Man könnte dann übrigens auch gleich alle, die sich impfen lassen wollen, testen. Da würden schon viele herausgefiltert. Und wer will, muss nur einmal an einen Ort (in eine Art Impf-und Testzentrum in einem) gehen; das vereinfacht die Sache für alle Beteiligten stark. Ein gutes Gefühl, wenn man alles getan hat, gibt es obendrein.

Ein Extra-Schuljahr zum Nachholen? Warum nicht?

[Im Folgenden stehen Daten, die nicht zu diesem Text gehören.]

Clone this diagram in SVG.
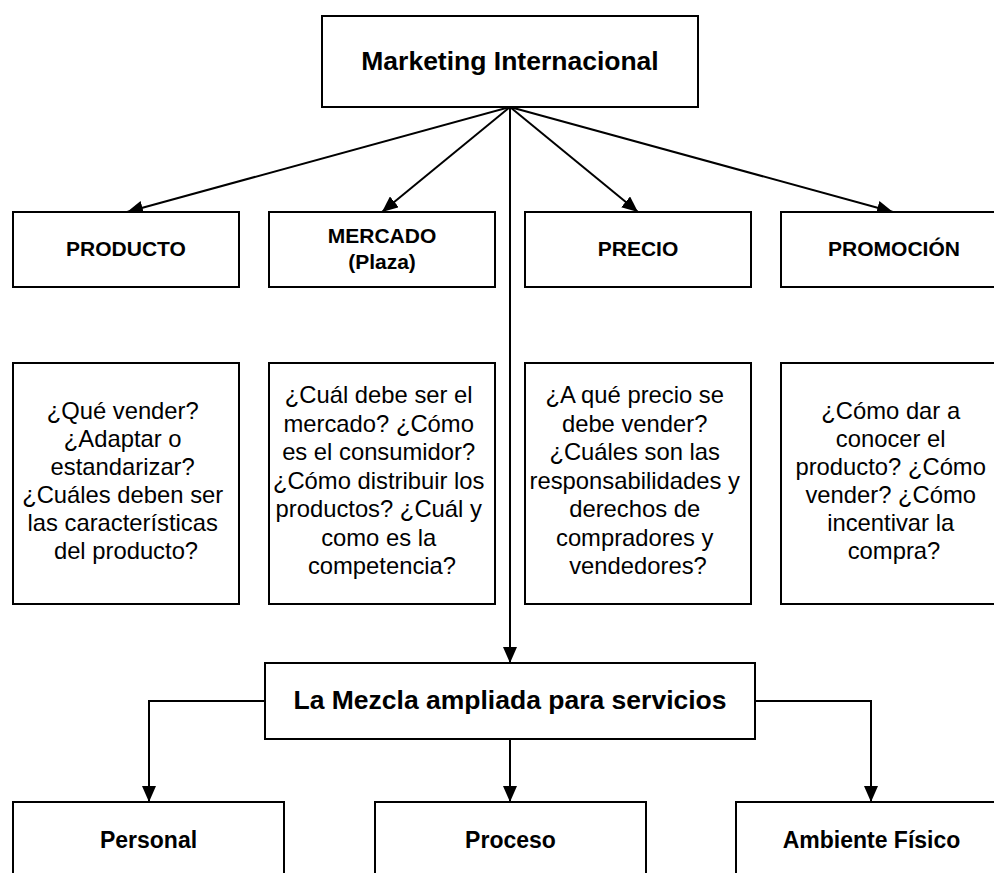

Und wenn, im Blick auf die Grundschulen, der Lernrückstand nun bald unaufholbar werden sollte - dann muss doch bereits jetzt über ein Extrajahr zum Nachholen diskutiert und entschieden werden. Sonst entsteht eine sieben Jahre währende Coronageneration, die sich am Ende trotzdem an Unis, in der Wirtschaft und für die Gesellschaft bewähren muss. Die Bedingungen sind schon schwierig. Sie dürfen nicht noch erschwert werden.

Das alles ist in Summe wohl billiger, als die Wirtschaft nachher wieder mühselig aufzubauen und in der Zwischenzeit trotzdem den Staat in einer Weise in alles einzubinden, aus der man nach der Pandemie so einfach nicht herauskommt. Ethik ist ein moralisches Wertesystem, mit dem Prinzipien, Werte und Normen aufgestellt werden, die alle Akteure integrieren müssen.

Die Unterscheidung von Sein und Sollen ist Ausgangspunkt jeder Ethik. Die Ethik des jetzt geforderten Denkens und Handelns lautet: Beides darf nicht kurzfristig, eindimensional, reaktiv sein.